LE POLEMICHE SUL SUCCESSO DELLA SERIE

Dalla serie sono spuntate numerose polemiche, ed in primis quelle delle famiglie delle vittime, le quali hanno accusato Netflix di aver pubblicato contenuti riguardanti la loro storia senza il consenso, di aver sfruttato il loro dolore per fini commerciali e di aver dato notorietà, nel mondo dei social, all’assassino.

Il cugino di una delle vittime, in modo particolare, ha commentato quanto accaduto su Twitter scrivendo: ”Vuol dire rivangare il trauma ancora e ancora, con quali scopi? Di quanti film e serie e documentari abbiamo bisogno?”, tuttavia è evidente come i suoi richiami non siano serviti a nulla. Un paio di settimane dopo l’uscita della serie, infatti, Netflix ha distribuito un nuovo documentario di tre puntate, dal titolo ‘Conversazioni con un killer: Il caso Dahmer’. Si tratta del terzo capitolo della serie di Joe Berlinger (dopo ‘Il caso Bundy’ e ‘Il caso Gacy’) con l’obiettivo dichiarato di fornire un pezzo della psiche contorta di Dahmer e rispondere alle domande rimaste aperte sulla responsabilità della polizia. La produzione ha potuto accedere anche in questo caso ad archivi vocali inediti - dialoghi tra Dahmer e i suoi avvocati - registrati subito dopo l’arresto, che hanno aiutato a far luce sul caso e sui turbamenti che hanno gradualmente condotto l’omicida da un’infanzia difficile a una fine tragica

Gli interni del suo appartamento.

Chi scrive appartiene alla categoria che ha trovato questa serie fortemente romanzata ma allo stesso tempo molto interessante. 

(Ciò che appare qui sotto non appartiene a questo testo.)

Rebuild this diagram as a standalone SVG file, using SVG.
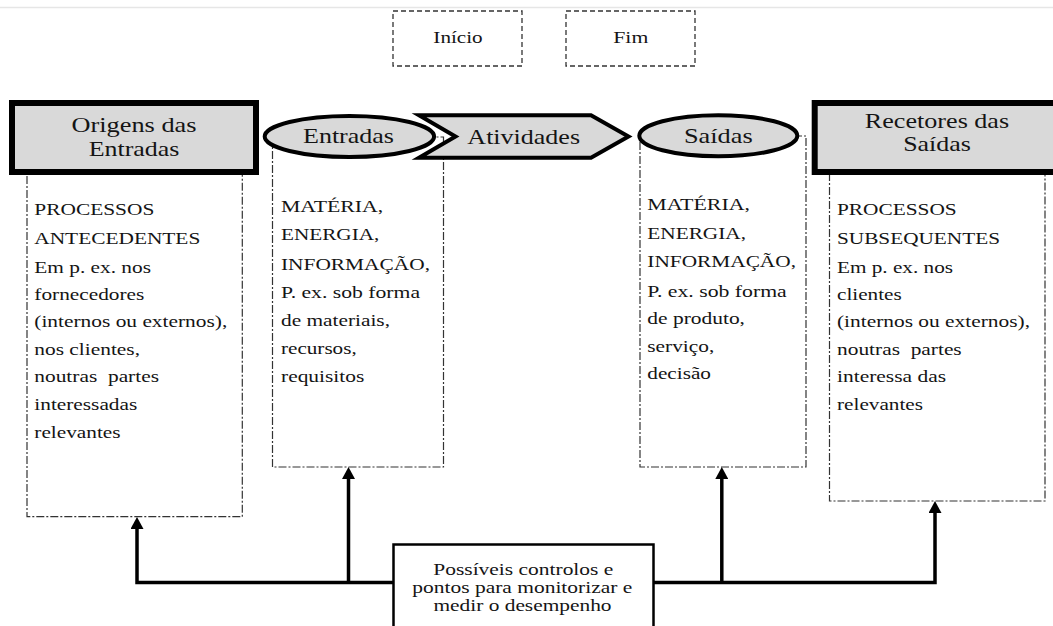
<svg xmlns="http://www.w3.org/2000/svg" width="1053" height="626" viewBox="0 0 1053 626">
<style>
text{font-family:"Liberation Serif","Tinos","Times New Roman","Nimbus Roman","Nimbus Roman No9 L","FreeSerif","Noto Serif","DejaVu Serif","Georgia",serif;fill:#141414}
.hdr{font-size:21px;text-anchor:middle}
.mid{font-size:17px;text-anchor:middle}
.ctl{font-size:16px;text-anchor:middle}
.body{font-size:17px}
.dd{fill:none;stroke:#333;stroke-width:1.2;stroke-dasharray:8 2 2 2}
.dash{fill:#fff;stroke:#333;stroke-width:1.3;stroke-dasharray:5 3}
.head{fill:#d9d9d9;stroke:#000;stroke-width:6}
.shape{fill:#d9d9d9;stroke:#000;stroke-width:4}
.conn{fill:none;stroke:#000;stroke-width:3.5;stroke-linejoin:miter}
</style>
<defs>
<marker id="ah" viewBox="0 0 12 13" refX="2" refY="6.5" markerWidth="12" markerHeight="13" markerUnits="userSpaceOnUse" orient="auto">
<path d="M0,0 L12,6.5 L0,13 z" fill="#000"/>
</marker>
</defs>
<rect width="1053" height="626" fill="#fff"/>
<line x1="0" y1="7.5" x2="1053" y2="7.5" stroke="#e6e6e6" stroke-width="1.5"/>

<g id="inicio">
<rect class="dash" x="393" y="11" width="129" height="55"/>
<text class="mid" x="458" y="43.3" textLength="49.3" lengthAdjust="spacingAndGlyphs">Início</text>
</g>
<g id="fim">
<rect class="dash" x="566" y="11" width="129" height="55"/>
<text class="mid" x="630.8" y="43.3" textLength="35" lengthAdjust="spacingAndGlyphs">Fim</text>
</g>

<g id="origens-detalhe">
<rect class="dd" x="27" y="160" width="215.3" height="356.7"/>
<text class="body" x="34.3" y="215" textLength="120" lengthAdjust="spacingAndGlyphs">PROCESSOS</text>
<text class="body" x="34.3" y="244" textLength="166" lengthAdjust="spacingAndGlyphs">ANTECEDENTES</text>
<text class="body" x="34.3" y="272.7" textLength="116.7" lengthAdjust="spacingAndGlyphs">Em p. ex. nos</text>
<text class="body" x="34.3" y="300" textLength="110" lengthAdjust="spacingAndGlyphs">fornecedores</text>
<text class="body" x="34.3" y="327.3" textLength="193" lengthAdjust="spacingAndGlyphs">(internos ou externos),</text>
<text class="body" x="34.3" y="355" textLength="105.7" lengthAdjust="spacingAndGlyphs">nos clientes,</text>
<text class="body" x="34.3" y="382.3" textLength="124.7" lengthAdjust="spacingAndGlyphs" xml:space="preserve">noutras  partes</text>
<text class="body" x="34.3" y="410" textLength="103" lengthAdjust="spacingAndGlyphs">interessadas</text>
<text class="body" x="34.3" y="438.3" textLength="86.3" lengthAdjust="spacingAndGlyphs">relevantes</text>
</g>

<g id="origens">
<rect class="head" x="12" y="103" width="244" height="69"/>
<text class="hdr" x="134" y="131.7" textLength="125" lengthAdjust="spacingAndGlyphs">Origens das</text>
<text class="hdr" x="134" y="156" textLength="90.7" lengthAdjust="spacingAndGlyphs">Entradas</text>
</g>

<g id="entradas-detalhe">
<rect class="dd" x="272.5" y="137" width="171" height="330"/>
<text class="body" x="281" y="211.7" textLength="102.3" lengthAdjust="spacingAndGlyphs">MATÉRIA,</text>
<text class="body" x="281" y="240" textLength="98.3" lengthAdjust="spacingAndGlyphs">ENERGIA,</text>
<text class="body" x="281" y="270" textLength="149" lengthAdjust="spacingAndGlyphs">INFORMAÇÃO,</text>
<text class="body" x="281" y="298.3" textLength="139" lengthAdjust="spacingAndGlyphs">P. ex. sob forma</text>
<text class="body" x="281" y="326" textLength="109" lengthAdjust="spacingAndGlyphs">de materiais,</text>
<text class="body" x="281" y="354" textLength="75.7" lengthAdjust="spacingAndGlyphs">recursos,</text>
<text class="body" x="281" y="381.7" textLength="83.3" lengthAdjust="spacingAndGlyphs">requisitos</text>
</g>

<g id="saidas-detalhe">
<rect class="dd" x="640" y="136" width="166" height="331"/>
<text class="body" x="647.3" y="210" textLength="102.7" lengthAdjust="spacingAndGlyphs">MATÉRIA,</text>
<text class="body" x="647.3" y="239" textLength="98.7" lengthAdjust="spacingAndGlyphs">ENERGIA,</text>
<text class="body" x="647.3" y="267.3" textLength="148.7" lengthAdjust="spacingAndGlyphs">INFORMAÇÃO,</text>
<text class="body" x="647.3" y="296.7" textLength="139.4" lengthAdjust="spacingAndGlyphs">P. ex. sob forma</text>
<text class="body" x="647.3" y="324.3" textLength="97.7" lengthAdjust="spacingAndGlyphs">de produto,</text>
<text class="body" x="647.3" y="351.7" textLength="67" lengthAdjust="spacingAndGlyphs">serviço,</text>
<text class="body" x="647.3" y="379" textLength="63.7" lengthAdjust="spacingAndGlyphs">decisão</text>
</g>

<g id="recetores-detalhe">
<rect class="dd" x="829.5" y="160" width="215.5" height="341"/>
<text class="body" x="837" y="215" textLength="119.7" lengthAdjust="spacingAndGlyphs">PROCESSOS</text>
<text class="body" x="837" y="244" textLength="163" lengthAdjust="spacingAndGlyphs">SUBSEQUENTES</text>
<text class="body" x="837" y="272.7" textLength="116" lengthAdjust="spacingAndGlyphs">Em p. ex. nos</text>
<text class="body" x="837" y="300" textLength="64.7" lengthAdjust="spacingAndGlyphs">clientes</text>
<text class="body" x="837" y="327.3" textLength="193" lengthAdjust="spacingAndGlyphs">(internos ou externos),</text>
<text class="body" x="837" y="355" textLength="124.7" lengthAdjust="spacingAndGlyphs" xml:space="preserve">noutras  partes</text>
<text class="body" x="837" y="382.3" textLength="109" lengthAdjust="spacingAndGlyphs">interessa das</text>
<text class="body" x="837" y="410" textLength="86" lengthAdjust="spacingAndGlyphs">relevantes</text>
</g>

<g id="entradas">
<ellipse class="shape" cx="349.4" cy="136.5" rx="84.7" ry="20.5"/>
<text class="hdr" x="348.5" y="143.3" textLength="91" lengthAdjust="spacingAndGlyphs">Entradas</text>
</g>

<g id="atividades">
<path class="shape" d="M419,115.3 L591,115.3 L628.5,136.5 L591,157.7 L419,157.7 L455.5,136.5 Z"/>
<text class="hdr" x="523.7" y="143.6" textLength="112.7" lengthAdjust="spacingAndGlyphs">Atividades</text>
</g>

<g id="saidas">
<ellipse class="shape" cx="718.3" cy="135.8" rx="79" ry="20.5"/>
<text class="hdr" x="718.3" y="143" textLength="68.7" lengthAdjust="spacingAndGlyphs">Saídas</text>
</g>

<g id="recetores">
<rect class="head" x="814.7" y="103" width="250" height="69"/>
<text class="hdr" x="937" y="128.3" textLength="144.3" lengthAdjust="spacingAndGlyphs">Recetores das</text>
<text class="hdr" x="937" y="151" textLength="67.7" lengthAdjust="spacingAndGlyphs">Saídas</text>
</g>

<g id="connectors">
<polyline class="conn" points="400,582.5 137,582.5 137,527" marker-end="url(#ah)"/>
<polyline class="conn" points="348.5,582.5 348.5,477" marker-end="url(#ah)"/>
<polyline class="conn" points="645,582.5 935,582.5 935,511" marker-end="url(#ah)"/>
<polyline class="conn" points="721.8,582.5 721.8,477" marker-end="url(#ah)"/>
</g>

<g id="controlos">
<rect x="393.5" y="544.5" width="260" height="100" fill="#fff" stroke="#000" stroke-width="2.5"/>
<text class="ctl" x="523.3" y="575" textLength="180" lengthAdjust="spacingAndGlyphs">Possíveis controlos e</text>
<text class="ctl" x="522.3" y="593" textLength="220" lengthAdjust="spacingAndGlyphs">pontos para monitorizar e</text>
<text class="ctl" x="522.5" y="610.5" textLength="178" lengthAdjust="spacingAndGlyphs">medir o desempenho</text>
</g>
</svg>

Sorprendente è il fatto che esistano persone che cercano di trovare una scusa alle azioni del protagonista, nonostante le cose orribili che ha fatto. Quasi sicuramente, se fosse stata una persona nera a compiere le azioni di Dahmer le cose sarebbero andate completamente in modo diverso, dato che sarebbe subito stato incarcerato ai primi capi d’accusa, a causa dei pregiudizi nei confronti delle minoranze etniche. 

Non si riesce ad immaginare il dolore che dovranno sopportare per sempre i parenti delle vittime. Ci si augura che la serie ed il successivo polverone abbiano mostrato l'inefficienza della polizia americana degli anni passati.